American ski racing lost a giant Monday, when George Macomber passed away at age 88 in his sleep. George Macomber, a national champion in downhill and combined, whose surname is synonymous with ski racing in New England, died December 13, 2015 at age 88.
Raised in Massachusetts, Macomber raced for MIT, and was rarely off the podium. A slalom specialist, he nonetheless won the U.S. national downhill and combined championships in 1949. He was named to the U.S. Ski Team for the 1948 and 1952 Olympics, and for the 1950 World Championships at Aspen.
Macomber teamed up with Brooks Dodge, Malcolm McLean and Mack Beal to build Wildcat Mountain in New Hampshire in the 1950s.

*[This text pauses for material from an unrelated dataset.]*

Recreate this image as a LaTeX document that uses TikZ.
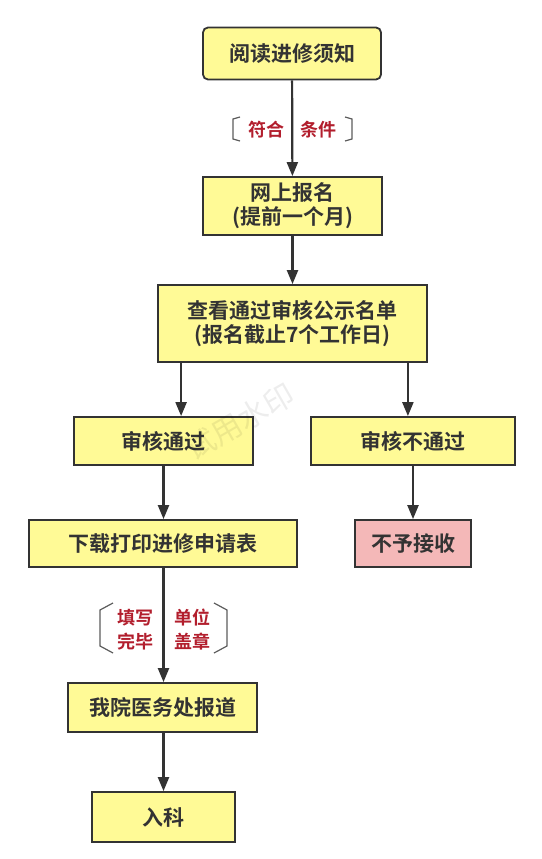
\documentclass[tikz,border=0pt]{standalone}
\usepackage{fontspec}
\setmainfont{Noto Sans CJK SC}[BoldFont={Noto Sans CJK SC Bold}]
\usetikzlibrary{arrows.meta}
\definecolor{boxyellow}{RGB}{255,250,150}
\definecolor{boxpink}{RGB}{244,184,184}
\definecolor{edge}{RGB}{51,51,51}
\definecolor{notered}{RGB}{178,30,45}
\tikzset{
  stepbox/.style={draw=edge, line width=1.8pt, fill=boxyellow, text=edge,
    font=\bfseries\fontsize{21}{24}\selectfont, align=center, inner sep=0pt},
  flow/.style={draw=edge, line width=2.2pt, -{Triangle[length=14pt,width=11pt]}},
  note/.style={text=notered, font=\bfseries\fontsize{18}{24}\selectfont,
    align=center, inner sep=0pt},
  bracket/.style={draw=edge!80, line width=1.2pt},
}
\begin{document}
\begin{tikzpicture}[x=1pt,y=-1pt]
                \useasboundingbox (0,0) rectangle (541,859);
                % boxes
                \node[stepbox, rounded corners=5pt, minimum width=178pt, minimum height=52pt] (read) at (292,53.5) {阅读进修须知};
                \node[stepbox, minimum width=179pt, minimum height=58pt] (apply) at (292.5,206) {网上报名\\(提前一个月)};
                \node[stepbox, minimum width=269pt, minimum height=77pt] (check) at (292.5,323.5) {查看通过审核公示名单\\(报名截止7个工作日)};
                \node[stepbox, minimum width=179pt, minimum height=48pt] (pass) at (163.5,441) {审核通过};
                \node[stepbox, minimum width=204pt, minimum height=48pt] (fail) at (413,441) {审核不通过};
                \node[stepbox, minimum width=268pt, minimum height=47pt] (form) at (163,543.5) {下载打印进修申请表};
                \node[stepbox, fill=boxpink, minimum width=116pt, minimum height=47pt] (reject) at (413,543.5) {不予接收};
                \node[stepbox, minimum width=189pt, minimum height=49pt] (report) at (162.5,707.5) {我院医务处报道};
                \node[stepbox, minimum width=143pt, minimum height=50pt] (enter) at (163.5,817) {入科};
                % arrows
                \draw[flow] (read) -- (apply);
                \draw[flow] (apply) -- (check);
                \draw[flow] ([xshift=24pt]check.south west) -- ([xshift=24pt]check.south west |- pass.north);
                \draw[flow] ([xshift=-20pt]check.south east) -- ([xshift=-20pt]check.south east |- fail.north);
                \draw[flow] (pass.south) -- (pass.south |- form.north);
                \draw[flow] (fail) -- (fail |- reject.north);
                \draw[flow] (pass.south |- form.south) -- (pass.south |- report.north);
                \draw[flow] (pass.south |- report.south) -- (pass.south |- enter.north);
                % labels on arrows
                \node[note] (fit1) at (266,130) {符合};
                \node[note] (fit2) at (318,130) {条件};
                \draw[bracket] (240,117) -- (233,119) -- (233,139) -- (240,141);
                \draw[bracket] (345,117) -- (352,119) -- (352,139) -- (345,141);
                \node[note] (fill1) at (135,630) {填写\\完毕};
                \node[note] (fill2) at (192,630) {单位\\盖章};
                \draw[bracket] (113,603) -- (100,610) -- (100,646) -- (113,653);
                \draw[bracket] (214,603) -- (227,610) -- (227,646) -- (214,653);
                % watermark
                \node[text=black, opacity=0.07, rotate=30, font=\fontsize{30}{30}\selectfont] (mark) at (240,422) {试用水印};
\end{tikzpicture}
\end{document}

He was an early member and president of the U.S. Eastern Alpine Ski Association and held membership number 100015. He was also instrumental in constructing ski hills and installing snowmaking at Eaglebrook School, the Dartmouth Skiway and Mittersill. He served as a member of the U.S. Ski Team Foundation and won several national Masters racing championships.
Macomber learned the basics on hills near Newton, MA, before he began racing at the Eaglebrook School in Greenfield, MA. After World War II, Macomber spent a winter at Alta working for Alf Engen, and then two seasons at Sun Valley. He also received some instruction from Dartmouth coach Walter Prager.
He graduated from MIT with a degree in mechanical engineering and served as president and CEO of George BH Macomber Builders and Macomber Development Associates. The firm built the New England Aquarium’s IMAX theatre and renovated Faneuil Hall Marketplace and the Isabella Stewart Gardner Museum.
George and his wife Andy contributed $1 million to establish the Macomber Family Endowed Scholar for Cardiovascular Performance Innovation at Massachusetts General Hospital. The hospital’s cardiovascular performance program is the first nationally to explore cardiac care for competitive athletes.
He is survived by his wife, Andy, a former USSA official, daughter Grace Bird and sons John and Jory—USSA’s current VP, Athlete Career and Education and incoming Burke Mountain Academy head of school. All three children served as Dartmouth Ski Team captains, a legacy currently being carried out by one his eight grandchildren.